■ **Goal**
Line by line, repeat the data below exactly, beginning at the first line and ending at the line with "(0,0) rectangle (988,541);". Omit pictures.

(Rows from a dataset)
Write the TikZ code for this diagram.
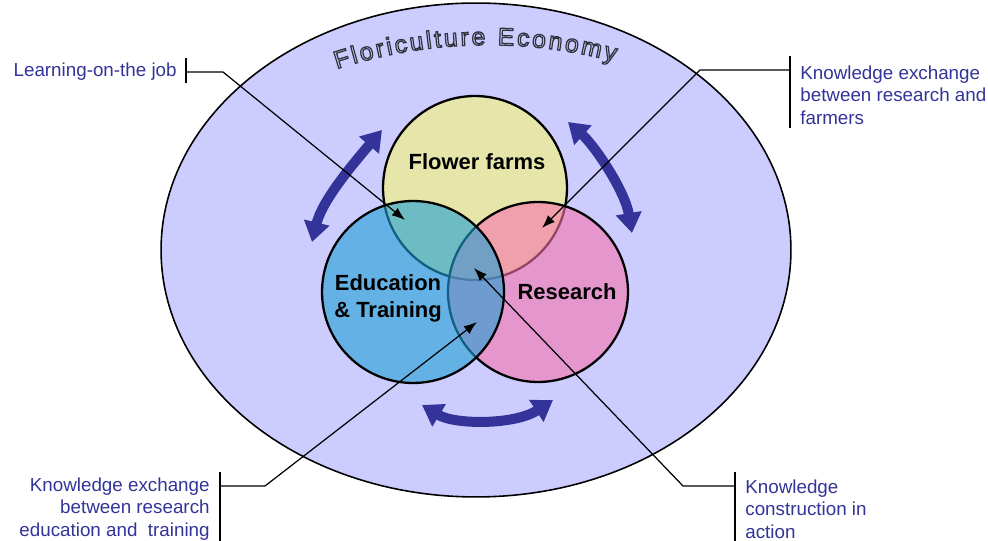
\documentclass[tikz,border=0pt]{standalone}
\usepackage{fontspec}
\setmainfont{Liberation Sans}
\setsansfont{Liberation Sans}
\usepackage{tikz}
\usetikzlibrary{positioning, arrows.meta, shapes.geometric, decorations.text}
\definecolor{ecoLav}{RGB}{204, 204, 255}
\definecolor{farmYel}{RGB}{230, 230, 170}
\definecolor{eduBlue}{RGB}{31, 161, 213}
\definecolor{resPink}{RGB}{247, 114, 172}
\definecolor{accNavy}{RGB}{51, 51, 153}
\definecolor{ttlGray}{RGB}{50, 50, 60}
\newcommand{\ttlfont}{\fontsize{14pt}{16pt}\selectfont\special{pdf:literal 1 Tr 0.7 w}}

\begin{document}
\begin{tikzpicture}[
    x=0.02cm, y=0.02cm, font=\sffamily,
    zone/.style={circle, draw=black, line width=1.3pt, inner sep=0pt},
    lbl/.style={font=\sffamily\bfseries\fontsize{12.5pt}{15.3pt}\selectfont, align=center},
    note/.style={font=\sffamily\fontsize{10.7pt}{12.8pt}\selectfont, text=accNavy, inner sep=0pt},
    lead/.style={line width=0.7pt},
    ptr/.style={lead, -{Latex[length=7.5pt, width=5.5pt]}},
    cyc/.style={line width=0.2cm, draw=accNavy,
        {Triangle[width=0.5cm, length=0.4cm]}-{Triangle[width=0.5cm, length=0.4cm]}}
]
\useasboundingbox (0,0) rectangle (988,541);

% economy and the three circles
\node[ellipse, draw, line width=0.9pt, fill=ecoLav, minimum width=12.6cm, minimum height=9.88cm] (eco) at (476,291) {};
\node[zone, fill=farmYel, minimum size=3.68cm] (farm) at (475,353) {};
\node[zone, fill=resPink, fill opacity=0.6, minimum size=3.6cm] (res) at (538,249) {};
\node[zone, fill=eduBlue, fill opacity=0.6, minimum size=3.64cm] (edu) at (413,249) {};

\node[lbl] (farmTxt) at (477,379) {Flower farms};
\node[lbl] (eduTxt)  at (388,243) {Education\\\& Training};
\node[lbl] (resTxt)  at (567,249) {Research};

% exchange arrows
\coordinate (cL1) at (382,411); \coordinate (cL2) at (312,299);
\coordinate (cR1) at (568,419); \coordinate (cR2) at (632,308);
\coordinate (cB1) at (422,136); \coordinate (cB2) at (553,141);
\draw[cyc] (cL1) .. controls (352,376) and (322,340) .. (cL2);
\draw[cyc] (cR1) .. controls (595,395) and (625,350) .. (cR2);
\draw[cyc] (cB1) .. controls (455,116) and (515,116) .. (cB2);

% callouts
\node[note, anchor=east] (jobTxt) at (177,469) {Learning-on-the job};
\node[note, anchor=west, align=left] (frmTxt) at (800,446) {Knowledge exchange\\between research and\\farmers};
\node[note, anchor=east, align=right] (edxTxt) at (210,32) {Knowledge exchange\\between research\\education and\ \ training};
\node[note, anchor=west, align=left] (actTxt) at (745,32) {Knowledge\\construction in\\action};

\coordinate (jobTop) at (186,483); \coordinate (jobBot) at (186,458);
\coordinate (jobBar) at (186,469); \coordinate (jobKnee) at (223,469); \coordinate (jobTip) at (405,321);
\coordinate (frmTop) at (790,485); \coordinate (frmBot) at (790,413);
\coordinate (frmBar) at (790,471); \coordinate (frmKnee) at (700,471); \coordinate (frmTip) at (542,313);
\coordinate (edxTop) at (220,69);  \coordinate (edxBot) at (220,0);
\coordinate (edxBar) at (220,55);  \coordinate (edxKnee) at (265,55);  \coordinate (edxTip) at (477,219);
\coordinate (actTop) at (735,69);  \coordinate (actBot) at (735,0);
\coordinate (actBar) at (735,55);  \coordinate (actKnee) at (683,55);  \coordinate (actTip) at (474,273);

\foreach \n in {job, frm, edx, act} {
    \draw[lead] (\n Top) -- (\n Bot);
    \draw[ptr] (\n Bar) -- (\n Knee) -- (\n Tip);
}

% title along the rim
\coordinate (ttlC) at (488,7);
\path[decorate, decoration={text along path, text={|\ttlfont|Floriculture Economy},
    text align=fit to path, text color=ttlGray}]
    ([shift={(108:489)}]ttlC) arc[start angle=108, end angle=75, radius=489];
\end{tikzpicture}
\end{document}
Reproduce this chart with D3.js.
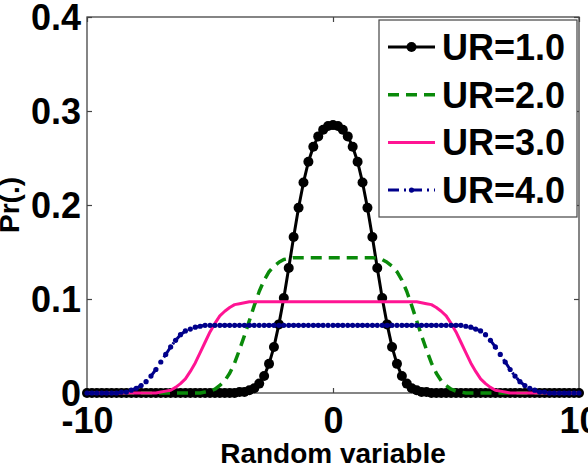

■ **Solution**
Write the TikZ code for this diagram.
\documentclass[tikz,border=0pt]{standalone}
\usepackage{fontspec}
\setmainfont{Liberation Sans}
\setsansfont{Liberation Sans}
\usepackage{tikz}
\usetikzlibrary{positioning, arrows.meta, shapes.geometric, decorations.text}
\definecolor{ecoLav}{RGB}{204, 204, 255}
\definecolor{farmYel}{RGB}{230, 230, 170}
\definecolor{eduBlue}{RGB}{31, 161, 213}
\definecolor{resPink}{RGB}{247, 114, 172}
\definecolor{accNavy}{RGB}{51, 51, 153}
\definecolor{ttlGray}{RGB}{50, 50, 60}
\newcommand{\ttlfont}{\fontsize{14pt}{16pt}\selectfont\special{pdf:literal 1 Tr 0.7 w}}

\begin{document}
\begin{tikzpicture}[
    x=0.02cm, y=0.02cm, font=\sffamily,
    zone/.style={circle, draw=black, line width=1.3pt, inner sep=0pt},
    lbl/.style={font=\sffamily\bfseries\fontsize{12.5pt}{15.3pt}\selectfont, align=center},
    note/.style={font=\sffamily\fontsize{10.7pt}{12.8pt}\selectfont, text=accNavy, inner sep=0pt},
    lead/.style={line width=0.7pt},
    ptr/.style={lead, -{Latex[length=7.5pt, width=5.5pt]}},
    cyc/.style={line width=0.2cm, draw=accNavy,
        {Triangle[width=0.5cm, length=0.4cm]}-{Triangle[width=0.5cm, length=0.4cm]}}
]
\useasboundingbox (0,0) rectangle (988,541);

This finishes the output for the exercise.